So it's happened again. You've been feeling a little stressed or under the weather and before you know it, you've got blister on your lips that you're sure everyone will notice. You may find yourself asking, "How did I get this?" "Why me -- and why now?"

If it makes you feel better, up to 80 percent of the population suffers from cold sores, also known as fever blisters. But like most of the population, you'd rather not get them. Knowing what causes cold sores can help prevent future outbreaks. We'll help you understand the causes of cold sores so you can better protect youself from a flare-up.

Do You Know What Causes Cold Sores?

What causes cold sores? Causes of cold sores flare with changes.

You may have heard that the causes of cold sores include stress or diet. While outside factors can trigger an outbreak, they are not the reason you get cold sores in the first place. So what's the real culprit behind cold sore causes? Cold sores are caused by the herpes simplex virus -- yes, the same virus that causes genital herpes.
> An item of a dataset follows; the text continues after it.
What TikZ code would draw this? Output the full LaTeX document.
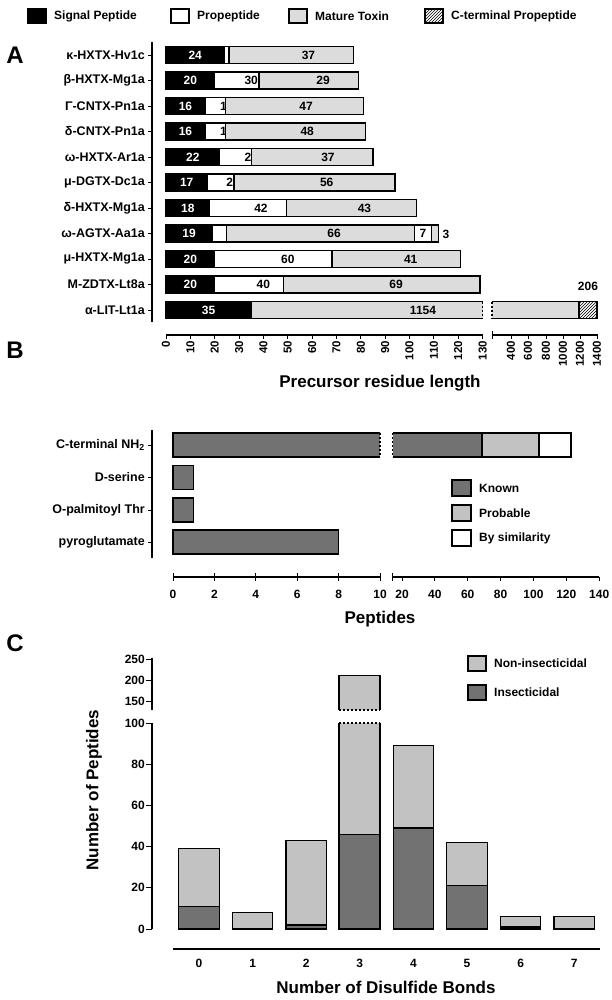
\documentclass[tikz,border=0pt]{standalone}
\usepackage{fontspec}
\setmainfont{Liberation Sans}
\usetikzlibrary{patterns}
\definecolor{lgray}{HTML}{DCDCDC}
\definecolor{mgray}{HTML}{C2C2C2}
\definecolor{dgray}{HTML}{727272}
\newcommand\segA[6]{%
  \draw[barline,fill=#4] ({166+#2*2.435},{#1-8.5}) rectangle ({166+(#2+#3)*2.435},{#1+8.5});
  \node[font=\fontsize{12}{12}\selectfont\bfseries,text=#6] at ({166+(#2+#3/2)*2.435},#1) {#5};}
\newcommand\rowA[5]{% y label a b c
  \node[rowlab] (r#1) at (146,#1) {#2};
  \draw[thick] (148,#1) -- (152,#1);
  \segA{#1}{0}{#3}{black}{#3}{white}
  \segA{#1}{#3}{#4}{white}{#4}{black}
  \segA{#1}{#3+#4}{#5}{lgray}{#5}{black}}
\tikzset{barline/.style={line width=1.3pt},
 rowlab/.style={anchor=east,font=\fontsize{12.5}{13}\selectfont\bfseries,inner sep=1pt},
 ticklab/.style={font=\fontsize{11.5}{12}\selectfont\bfseries,inner sep=1pt},
 axtitle/.style={font=\fontsize{17}{18}\selectfont\bfseries},
 panel/.style={font=\fontsize{24}{24}\selectfont\bfseries},
 leg/.style={font=\fontsize{12}{13}\selectfont\bfseries,anchor=west,inner sep=1pt}}
\begin{document}
\begin{tikzpicture}[x=1pt,y=-1pt]
\useasboundingbox (0,0) rectangle (611,1000);
% Legend A
\draw[barline,fill=black] (28,9) rectangle (46,23);
\node[leg] (l1) at (53,16) {Signal Peptide};
\draw[barline,fill=white] (171,9) rectangle (189,23);
\node[leg] (l2) at (196,16) {Propeptide};
\draw[barline,fill=lgray] (289,9) rectangle (307,23);
\node[leg] (l3) at (314,16) {Mature Toxin};
\draw[barline,pattern=north east lines] (425,9) rectangle (443,23);
\node[leg] (l4) at (450,16) {C-terminal Propeptide};
% Panel A
\node[panel] (pA) at (15,55) {A};
\draw[line width=1.3pt] (152,42) -- (152,322);
\rowA{55}{κ-HXTX-Hv1c}{24}{16}{37}
\rowA{80.5}{β-HXTX-Mg1a}{20}{30}{29}
\rowA{106}{Γ-CNTX-Pn1a}{16}{18}{47}
\rowA{131.5}{δ-CNTX-Pn1a}{16}{18}{48}
\rowA{157}{ω-HXTX-Ar1a}{22}{26}{37}
\rowA{182.5}{μ-DGTX-Dc1a}{17}{21}{56}
\rowA{208}{δ-HXTX-Mg1a}{18}{42}{43}
\rowA{233.5}{ω-AGTX-Aa1a}{19}{17}{66}
\segA{233.5}{102}{7}{white}{7}{black}
\draw[barline,fill=lgray] ({166+109*2.435},225) rectangle ({166+112*2.435},242);
\node[font=\fontsize{12}{12}\selectfont\bfseries] (three) at (446,234) {3};
\rowA{259}{μ-HXTX-Mg1a}{20}{60}{41}
\rowA{284.5}{M-ZDTX-Lt8a}{20}{40}{69}
% alpha-LIT
\node[rowlab] (ra) at (146,310) {α-LIT-Lt1a};
\draw[thick] (148,310) -- (152,310);
\segA{310}{0}{35}{black}{35}{white}
\fill[lgray] (251.2,301.5) rectangle (482.6,318.5);
\draw[barline] (482.6,301.5) -- (251.2,301.5) -- (251.2,318.5) -- (482.6,318.5);
\draw[barline,dashed,dash pattern=on 2pt off 2pt] (482.6,301.5) -- (482.6,318.5);
\node[font=\fontsize{12}{12}\selectfont\bfseries] (n1154) at (423,310) {1154};
\fill[lgray] (492,301.5) rectangle (579,318.5);
\draw[barline] (579,301.5) -- (492,301.5); \draw[barline] (492,318.5) -- (579,318.5);
\draw[barline,dashed,dash pattern=on 2pt off 2pt] (492,301.5) -- (492,318.5);
\draw[barline,pattern=north east lines] (579,301.5) rectangle (597,318.5);
\draw[barline] (579,301.5) -- (579,318.5);
\node[font=\fontsize{12}{12}\selectfont\bfseries] (n206) at (588,286) {206};
% A x axis
\draw[line width=1.3pt] (166,335) -- (482.6,335);
\draw[line width=1.3pt] (492,335) -- (598,335);
\foreach \v in {0,10,...,130}{
  \draw[thick] ({166+\v*2.435},335) -- ({166+\v*2.435},339);
  \node[ticklab,rotate=90,anchor=east] at ({166+\v*2.435},340) {\v};}
\foreach \v/\xx in {400/509,600/531,800/553,1000/575,1200/597}{}
\foreach \v/\xx in {400/508,600/530,800/552,1000/574,1200/596}{}
\foreach \v/\xx in {400/510,600/532,800/553,1000/574,1200/586,1400/597}{}
\foreach \v/\xx in {400/511,600/528,800/546,1000/563,1200/580,1400/597}{
  \draw[thick] (\xx,335) -- (\xx,339);
  \node[ticklab,rotate=90,anchor=east] at (\xx,340) {\v};}
\draw[thick] (492,331) -- (492,339);
\node[axtitle] (tA) at (380,383) {Precursor residue length};
% Panel B
\node[panel] (pB) at (15,350) {B};
\draw[line width=1.3pt] (152,430) -- (152,558);
\foreach \yy/\t in {445/{C-terminal NH\textsubscript{2}},477.5/D-serine,510/O-palmitoyl Thr,542/pyroglutamate}{
  \node[rowlab] at (146,\yy) {\t};
  \draw[thick] (148,\yy) -- (152,\yy);}
\fill[dgray] (173,433) rectangle (380,457);
\draw[barline] (380,433) -- (173,433) -- (173,457) -- (380,457);
\draw[barline,dashed,dash pattern=on 2pt off 2pt] (380,433) -- (380,457);
\fill[dgray] (392.5,433) rectangle (482,457);
\draw[barline] (392.5,433) -- (482,433); \draw[barline] (392.5,457) -- (482,457);
\draw[barline,dashed,dash pattern=on 2pt off 2pt] (392.5,433) -- (392.5,457);
\draw[barline,fill=mgray] (482,433) rectangle (539,457);
\draw[barline,fill=white] (539,433) rectangle (571,457);
\draw[barline,fill=dgray] (173,465.5) rectangle (193.7,489.5);
\draw[barline,fill=dgray] (173,498) rectangle (193.7,522);
\draw[barline,fill=dgray] (173,530) rectangle (338.6,554);
% legend B
\draw[barline,fill=dgray] (452,480) rectangle (471,496);
\node[leg] at (478,488) {Known};
\draw[barline,fill=mgray] (452,505) rectangle (471,521);
\node[leg] at (478,513) {Probable};
\draw[barline,fill=white] (452,530) rectangle (471,546);
\node[leg] at (478,538) {By similarity};
% B axis
\draw[line width=1.3pt] (173,577) -- (380,577);
\draw[line width=1.3pt] (392.5,577) -- (599,577);
\foreach \v in {0,2,...,10}{
  \draw[thick] ({173+\v*20.7},573) -- ({173+\v*20.7},581);
  \node[ticklab,font=\fontsize{12}{12}\selectfont\bfseries] at ({173+\v*20.7},594) {\v};}
\draw[thick] (392.5,573) -- (392.5,581);
\foreach \v in {20,40,...,140}{
  \draw[thick] ({402+(\v-20)*1.643},577) -- ({402+(\v-20)*1.643},581);
  \node[ticklab,font=\fontsize{12}{12}\selectfont\bfseries] at ({402+(\v-20)*1.643},594) {\v};}
\node[axtitle] (tB) at (380,619) {Peptides};
% Panel C
\node[panel] (pC) at (15,643) {C};
\draw[line width=1.3pt] (152,658) -- (152,710);
\draw[line width=1.3pt] (152,723) -- (152,929);
\foreach \v in {150,200,250}{
  \draw[thick] (146,{680-(\v-200)*0.42}) -- (152,{680-(\v-200)*0.42});
  \node[ticklab,anchor=east,font=\fontsize{12}{12}\selectfont\bfseries] at (146,{680-(\v-200)*0.42}) {\v};}
\foreach \v in {0,20,...,100}{
  \draw[thick] (146,{929-\v*2.06}) -- (152,{929-\v*2.06});
  \node[ticklab,anchor=east,font=\fontsize{12}{12}\selectfont\bfseries] at (146,{929-\v*2.06}) {\v};}
\node[axtitle,rotate=90] (tCy) at (94,790) {Number of Peptides};
\foreach \i/\ins/\tot in {0/11/39,1/0/8,2/2/43,4/49/89,5/21/42,6/1/6,7/0/6}{
  \pgfmathsetmacro\cx{199+\i*53.6}
  \draw[barline,fill=mgray] (\cx-20.2,{929-\tot*2.06}) rectangle (\cx+20.2,929);
  \ifnum\ins>0 \draw[barline,fill=dgray] (\cx-20.2,{929-\ins*2.06}) rectangle (\cx+20.2,929);\fi
  \node[ticklab,font=\fontsize{12}{12}\selectfont\bfseries] at (\cx,963) {\i};}
% bar 3
\fill[mgray] (339,723) rectangle (380,929);
\draw[barline] (339,723) -- (339,929) -- (380,929) -- (380,723);
\draw[barline,dashed,dash pattern=on 2pt off 2pt] (339,723) -- (380,723);
\draw[barline,fill=dgray] (339,{929-46*2.06}) rectangle (380,929);
\fill[mgray] (339,710) rectangle (380,{680-10*0.42});
\draw[barline] (339,710) -- (339,{680-10*0.42}) -- (380,{680-10*0.42}) -- (380,710);
\draw[barline,dashed,dash pattern=on 2pt off 2pt] (339,710) -- (380,710);
\node[ticklab,font=\fontsize{12}{12}\selectfont\bfseries] at (359.6,963) {3};
\draw[line width=1.3pt] (173,949) -- (600,949);
\node[axtitle] (tC) at (386,987) {Number of Disulfide Bonds};
% legend C
\draw[barline,fill=mgray] (468,656) rectangle (486,671);
\node[leg] at (493,663) {Non-insecticidal};
\draw[barline,fill=dgray] (468,685) rectangle (486,700);
\node[leg] at (493,692) {Insecticidal};
\end{tikzpicture}
\end{document}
There are two types of herpes simplex: HSV-1 and HSV-2. Herpes simplex type one is primarily responsible for cold sores, while type two is connected to genital herpes. But if you've only been exposed to HSV-2, don't think you're in the clear from developing cold sores -- both types of HSV have been known to cause cold sores.

Cold sores are usually contracted through direct contact with someone who is experiencing an outbreak. HSV is a very contagious virus that is easily spread through kissing, sharing utensils or hand-to-mouth contact. The virus normally enters the body through a break in the skin near or inside the mouth and travels to your facial nerves, where it remains dormant until you experience an outbreak. When the virus becomes active, it travels to the skin and forms a cold sore.

Cold Sores Causes, Part II

While more research is needed to fully understand cold sore causes, we do know some of the factors that trigger them to flare up. Cold sore symptoms can appear at any time, but HSV-1 tends to become more active when your immune system is compromised. When your body's defenses are weakened, it opens you up to variety of illnesses, including cold sores. There are several other variables that may factor into the causes of cold sores, including:

  • Stress
  • Trauma or injury
  • Fatigue
  • Cold, flu or fever
  • Exposure to sunlight
  • Weakened immune system
  • Change in diet
  • Hormonal changes
  • Age (children are much more susceptible to cold sores than adults)

Complications From Cold Sores

Are cold sores causes of other problems? Unfortunately, yes -- it is possible to spread the virus from one area of your body to another, putting you at risk for genital herpes and other complications. An infection in the eyes could lead to blindness (herpes simplex is the leading cause of blindness in America). Although rare, it can also cause viral meningitis, an inflammation of the lining of the brain and spinal cord. If you suffer from cold sores, it's extremely important that you wash your hands frequently and avoid touching your eyes or other areas of your body to prevent spreading the virus.

Preventing the Causes of Cold Sores

Now that you know what causes cold sores, you can take the right steps to help prevent them. Practice good oral hygiene and avoid direct contact with anyone who is having an outbreak. Because the herpes simplex virus can live outside the body, don't share utensils, towels, lip balm or anything else that has come in contact with a cold sore.

If you already suffer from fever blisters, avoiding cold sore causes can help minimize flare-ups. Wearing sunscreen on your lips, reducing stress and taking measures to prevent colds and the flu can also help control outbreaks. As children are extremely susceptible to the virus, be sure to protect them from the causes of cold sores as well. And if you suffer from frequent outbreaks, talk to your doctor or dentist. You may be able to control your cold sore outbreaks with prescription medications.